+++ Provided information
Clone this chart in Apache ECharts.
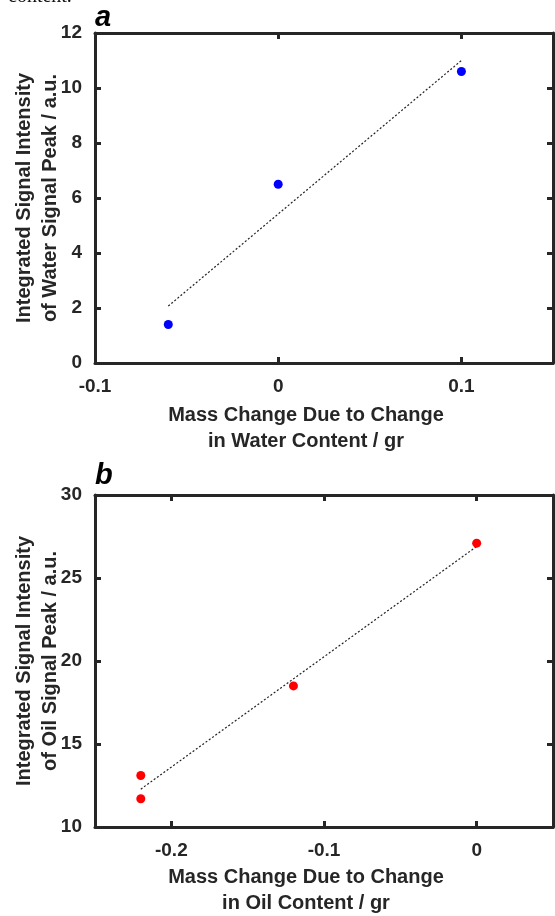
<!DOCTYPE html>
<html>
<head>
<meta charset="utf-8">
<script src="https://cdn.jsdelivr.net/npm/echarts@6/dist/echarts.min.js"></script>
<style>
  html, body { margin: 0; padding: 0; background: #fff; }
  #chart { width: 555px; height: 916px; }
</style>
</head>
<body>
<div id="chart"></div>
<script>
// Panel a: water content calibration
const waterX = [-0.06, 0, 0.1];
const waterY = [1.4, 6.5, 10.6];
const waterFitX = [-0.06, 0.1];
const waterFitY = [2.07, 11.0];
const waterXTicks = [-0.1, 0, 0.1];

// Panel b: oil content calibration
const oilX = [-0.22, -0.22, -0.12, 0];
const oilY = [13.1, 11.7, 18.5, 27.1];
const oilFitX = [-0.22, 0];
const oilFitY = [12.28, 26.9];
const oilXTicks = [-0.2, -0.1, 0];

const INK = '#262626';
const FONT = '"Liberation Sans", Arial, sans-serif';

const pairs = (xs, ys) => xs.map((x, i) => [x, ys[i]]);

function lineAxis(extra) {
  return Object.assign({
    axisLine: { show: true, onZero: false, lineStyle: { color: INK, width: 3 } },
    axisTick: { show: true, inside: true, length: 6, lineStyle: { color: INK, width: 3 } },
    splitLine: { show: false },
    axisLabel: { show: false }
  }, extra);
}

function xAxes(gridIndex, min, max, ticks) {
  const tickCfg = { show: true, inside: true, length: 6, customValues: ticks, lineStyle: { color: INK, width: 3 } };
  return [
    lineAxis({
      type: 'value', gridIndex, min, max, position: 'bottom',
      axisTick: tickCfg,
      axisLabel: {
        show: true, customValues: ticks, margin: 14,
        color: INK, fontFamily: FONT, fontWeight: 'bold', fontSize: 19,
        formatter: v => (Math.abs(v) < 1e-9 ? '0' : String(+v.toFixed(2)))
      }
    }),
    lineAxis({
      type: 'value', gridIndex, min, max, position: 'top',
      axisTick: tickCfg
    })
  ];
}

function yAxes(gridIndex, min, max, interval) {
  return [
    lineAxis({
      type: 'value', gridIndex, min, max, interval, position: 'left',
      axisLabel: {
        show: true, margin: 13,
        color: INK, fontFamily: FONT, fontWeight: 'bold', fontSize: 19
      }
    }),
    lineAxis({
      type: 'value', gridIndex, min, max, interval, position: 'right'
    })
  ];
}

const fitLine = {
  type: 'line', showSymbol: false, symbol: 'none', silent: true,
  lineStyle: { color: '#222', width: 1.2, type: [2, 2] }, z: 1
};

function titleText(text, x, y, rotate) {
  return {
    type: 'text', x, y, rotation: rotate ? Math.PI / 2 : 0,
    style: {
      text, fill: INK, font: 'bold 20px ' + FONT,
      align: 'center', verticalAlign: 'middle', lineHeight: 26
    }
  };
}

const chart = echarts.init(document.getElementById('chart'), null, { renderer: 'canvas' });

chart.setOption({
  animation: false,
  backgroundColor: '#fff',
  grid: [
    { left: 95, top: 33, width: 458, height: 330 },
    { left: 95, top: 495, width: 458, height: 332 }
  ],
  xAxis: [
    ...xAxes(0, -0.1, 0.15, waterXTicks),
    ...xAxes(1, -0.25, 0.05, oilXTicks)
  ],
  yAxis: [
    ...yAxes(0, 0, 12, 2),
    ...yAxes(1, 10, 30, 5)
  ],
  series: [
    Object.assign({}, fitLine, { xAxisIndex: 0, yAxisIndex: 0, data: pairs(waterFitX, waterFitY) }),
    {
      type: 'scatter', xAxisIndex: 0, yAxisIndex: 0, symbol: 'circle', symbolSize: 9,
      itemStyle: { color: '#0000ff', opacity: 1 }, data: pairs(waterX, waterY), z: 3
    },
    Object.assign({}, fitLine, { xAxisIndex: 2, yAxisIndex: 2, data: pairs(oilFitX, oilFitY) }),
    {
      type: 'scatter', xAxisIndex: 2, yAxisIndex: 2, symbol: 'circle', symbolSize: 9,
      itemStyle: { color: '#ff0000', opacity: 1 }, data: pairs(oilX, oilY), z: 3
    }
  ],
  graphic: [
    // tail of the caption text above the figure
    {
      type: 'text', x: 8, y: 7,
      style: { text: 'content.', fill: '#111', font: '20px "Liberation Serif", "Times New Roman", serif', align: 'left', verticalAlign: 'bottom' }
    },
    // panel letters
    {
      type: 'text', x: 95, y: 18,
      style: { text: 'a', fill: '#000', font: 'italic bold 29px ' + FONT, align: 'left', verticalAlign: 'middle' }
    },
    {
      type: 'text', x: 95, y: 476,
      style: { text: 'b', fill: '#000', font: 'italic bold 29px ' + FONT, align: 'left', verticalAlign: 'middle' }
    },
    // axis titles
    titleText('Integrated Signal Intensity\nof Water Signal Peak / a.u.', 37, 198, true),
    titleText('Mass Change Due to Change\nin Water Content / gr', 306, 428, false),
    titleText('Integrated Signal Intensity\nof Oil Signal Peak / a.u.', 37, 661, true),
    titleText('Mass Change Due to Change\nin Oil Content / gr', 306, 890, false)
  ]
});
</script>
</body>
</html>
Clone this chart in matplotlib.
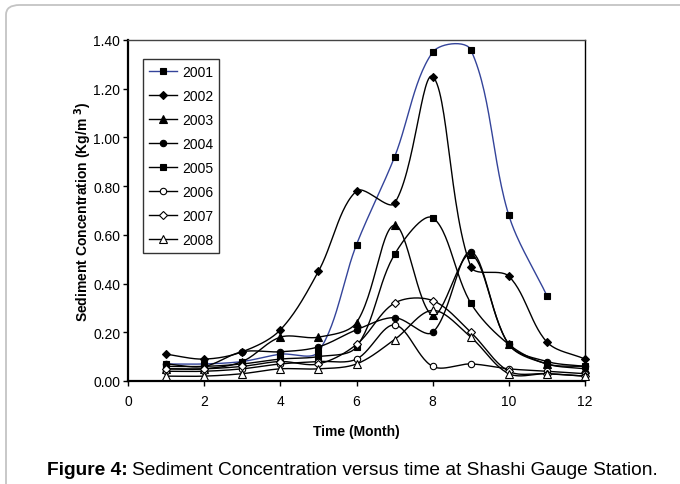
import numpy as np
import matplotlib
matplotlib.use("Agg")
import matplotlib.pyplot as plt
from matplotlib.patches import FancyBboxPatch

plt.rcParams['font.family'] = ['Liberation Sans', 'DejaVu Sans']

months_full = [1, 2, 3, 4, 5, 6, 7, 8, 9, 10, 11, 12]
months_2001 = [1, 2, 3, 4, 5, 6, 7, 8, 9, 10, 11]

y2001 = [0.07, 0.07, 0.08, 0.11, 0.12, 0.56, 0.92, 1.35, 1.36, 0.68, 0.35]
y2002 = [0.11, 0.09, 0.12, 0.21, 0.45, 0.78, 0.73, 1.25, 0.47, 0.43, 0.16, 0.09]
y2003 = [0.05, 0.05, 0.08, 0.18, 0.18, 0.24, 0.64, 0.27, 0.52, 0.15, 0.07, 0.05]
y2004 = [0.07, 0.06, 0.12, 0.12, 0.14, 0.21, 0.26, 0.20, 0.53, 0.15, 0.08, 0.06]
y2005 = [0.06, 0.06, 0.07, 0.09, 0.10, 0.14, 0.52, 0.67, 0.32, 0.15, 0.07, 0.06]
y2006 = [0.04, 0.04, 0.05, 0.07, 0.08, 0.09, 0.23, 0.06, 0.07, 0.05, 0.04, 0.03]
y2007 = [0.05, 0.05, 0.06, 0.08, 0.07, 0.15, 0.32, 0.33, 0.20, 0.04, 0.03, 0.02]
y2008 = [0.02, 0.02, 0.03, 0.05, 0.05, 0.07, 0.17, 0.29, 0.18, 0.03, 0.03, 0.02]

labels = ['2001', '2002', '2003', '2004', '2005', '2006', '2007', '2008']
xticks = [0, 2, 4, 6, 8, 10, 12]
yticks = [0.0, 0.2, 0.4, 0.6, 0.8, 1.0, 1.2, 1.4]


def smooth(ax, x, y, n=30):
    """Excel-like smoothed line: Bezier segments in display space with
    chord-length scaled tangents; returned in data coordinates."""
    pts = np.column_stack([np.asarray(x, float), np.asarray(y, float)])
    P = ax.transData.transform(pts)
    P = np.vstack([P[0], P, P[-1]])
    out = []
    t = np.linspace(0, 1, n)[:, None]
    for i in range(1, len(P) - 2):
        p0, p1, p2, p3 = P[i - 1], P[i], P[i + 1], P[i + 2]
        d01 = np.hypot(*(p1 - p0))
        d12 = np.hypot(*(p2 - p1))
        d23 = np.hypot(*(p3 - p2))
        f1 = d12 / (d01 + d12) if d01 + d12 > 0 else 0.5
        f2 = d12 / (d12 + d23) if d12 + d23 > 0 else 0.5
        b1 = p1 + (p2 - p0) * f1 / 3.0
        b2 = p2 - (p3 - p1) * f2 / 3.0
        seg = ((1 - t) ** 3) * p1 + 3 * ((1 - t) ** 2) * t * b1 \
            + 3 * (1 - t) * t ** 2 * b2 + t ** 3 * p2
        out.append(seg if i == 1 else seg[1:])
    s = ax.transData.inverted().transform(np.vstack(out))
    return s[:, 0], s[:, 1]


fig = plt.figure(figsize=(6.8, 4.85), dpi=100)

# outer frame
frame = FancyBboxPatch((6 / 680, -0.2), 1.2, 1.2 - 6 / 485,
                       boxstyle="round,pad=0,rounding_size=0.02",
                       transform=fig.transFigure, fill=False,
                       edgecolor='#c4c4c4', linewidth=1.3, clip_on=False)
fig.patches.append(frame)

ax = fig.add_axes([128 / 680, 1 - 382 / 485, 457 / 680, 341 / 485])
ax.set_xlim(0, 12)
ax.set_ylim(0, 1.4)

series = [
    (months_2001, y2001, 's', '#34449a', 'black', 4.5),
    (months_full, y2002, 'D', 'black', 'black', 4.2),
    (months_full, y2003, '^', 'black', 'black', 5.5),
    (months_full, y2004, 'o', 'black', 'black', 4.6),
    (months_full, y2005, 's', 'black', 'black', 4.5),
    (months_full, y2006, 'o', 'black', 'white', 4.6),
    (months_full, y2007, 'D', 'black', 'white', 4.2),
    (months_full, y2008, '^', 'black', 'white', 5.5),
]

handles = []
for (xs, ys, mk, lc, fc, ms), lab in zip(series, labels):
    sx, sy = smooth(ax, xs, ys)
    ax.plot(sx, sy, color=lc, lw=1.0, zorder=2)
    ax.plot(xs, ys, ls='none', marker=mk, ms=ms, mfc=fc, mec='black',
            mew=0.8, zorder=3, clip_on=False)
    h, = ax.plot([], [], color=lc, lw=1.0, marker=mk, ms=ms, mfc=fc,
                 mec='black', mew=0.8, label=lab)
    handles.append(h)

ax.set_xlim(0, 12)
ax.set_ylim(0, 1.4)
ax.set_xticks(xticks)
ax.set_yticks(yticks)
ax.set_yticklabels(['%.2f' % v for v in yticks])
ax.tick_params(axis='both', direction='out', length=3.5, width=1,
               labelsize=10, colors='black')
ax.tick_params(axis='x', pad=6)
ax.tick_params(axis='y', pad=2)
for s in ['left', 'bottom']:
    ax.spines[s].set_linewidth(1.6)
    ax.spines[s].set_color('black')
ax.spines['top'].set_color('#444444')
ax.spines['top'].set_linewidth(1.0)
ax.spines['right'].set_color('black')
ax.spines['right'].set_linewidth(1.0)

ax.set_ylabel('Sediment Concentration (Kg/m $^{\\mathbf{3}}$)', fontsize=10,
              fontweight='bold')
ax.yaxis.set_label_coords((83 - 128) / 457, 0.5)
ax.set_xlabel('Time (Month)', fontsize=10, fontweight='bold')
ax.xaxis.set_label_coords(0.5, -(432 - 382) / 341)
ax.xaxis.label.set_va('center')
ax.yaxis.label.set_va('center')

leg = ax.legend(handles=handles, loc='upper left',
                bbox_to_anchor=(143 / 680, 1 - 59.5 / 485),
                bbox_transform=fig.transFigure, fontsize=10,
                frameon=True, fancybox=False, edgecolor='black',
                handlelength=2.0, handletextpad=0.35, labelspacing=0.72,
                borderpad=0.45, borderaxespad=0)
leg.get_frame().set_linewidth(1.0)

fig.canvas.draw()
renderer = fig.canvas.get_renderer()
cap_y = 1 - 471 / 485
t1 = fig.text(47 / 680, cap_y, 'Figure 4:', fontsize=13.8,
              fontweight='bold', ha='left', va='center')
bb = t1.get_window_extent(renderer=renderer)
x_next = (bb.x1 + 4.5) / fig.bbox.width
fig.text(x_next, cap_y,
         'Sediment Concentration versus time at Shashi Gauge Station.',
         fontsize=13.8, ha='left', va='center')

fig.savefig('out.png', dpi=100)
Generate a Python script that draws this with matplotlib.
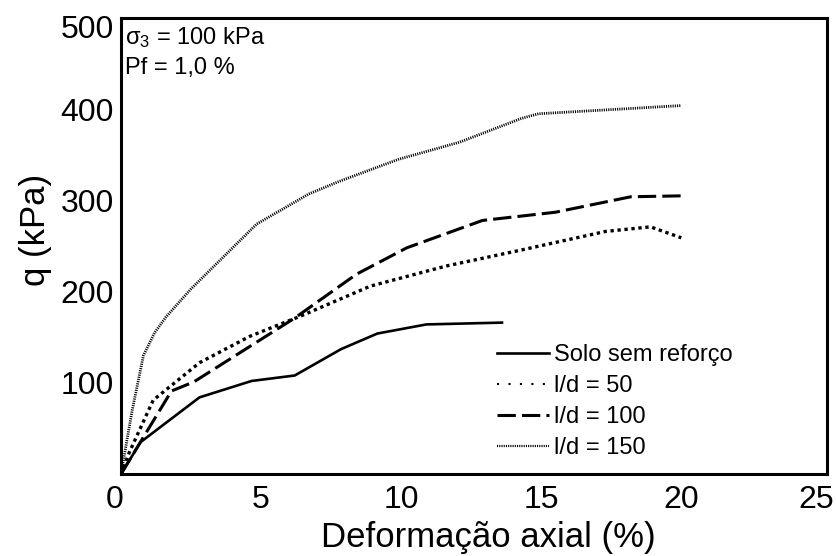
++++++
- Your instructions
Retype the records above word for word, from their first line through the line containing "const pairs = (xs, ys)", and leave out every picture.

- Task result
Clone this chart in Apache ECharts.
<!DOCTYPE html>
<html>
<head>
<meta charset="utf-8">
<script src="https://cdn.jsdelivr.net/npm/echarts@6/dist/echarts.min.js"></script>
<style>
  html, body { margin: 0; padding: 0; background: #fff; }
  #chart { width: 555px; height: 916px; }
</style>
</head>
<body>
<div id="chart"></div>
<script>
// Panel a: water content calibration
const waterX = [-0.06, 0, 0.1];
const waterY = [1.4, 6.5, 10.6];
const waterFitX = [-0.06, 0.1];
const waterFitY = [2.07, 11.0];
const waterXTicks = [-0.1, 0, 0.1];

// Panel b: oil content calibration
const oilX = [-0.22, -0.22, -0.12, 0];
const oilY = [13.1, 11.7, 18.5, 27.1];
const oilFitX = [-0.22, 0];
const oilFitY = [12.28, 26.9];
const oilXTicks = [-0.2, -0.1, 0];

const INK = '#262626';
const FONT = '"Liberation Sans", Arial, sans-serif';

const pairs = (xs, ys) => xs.map((x, i) => [x, ys[i]]);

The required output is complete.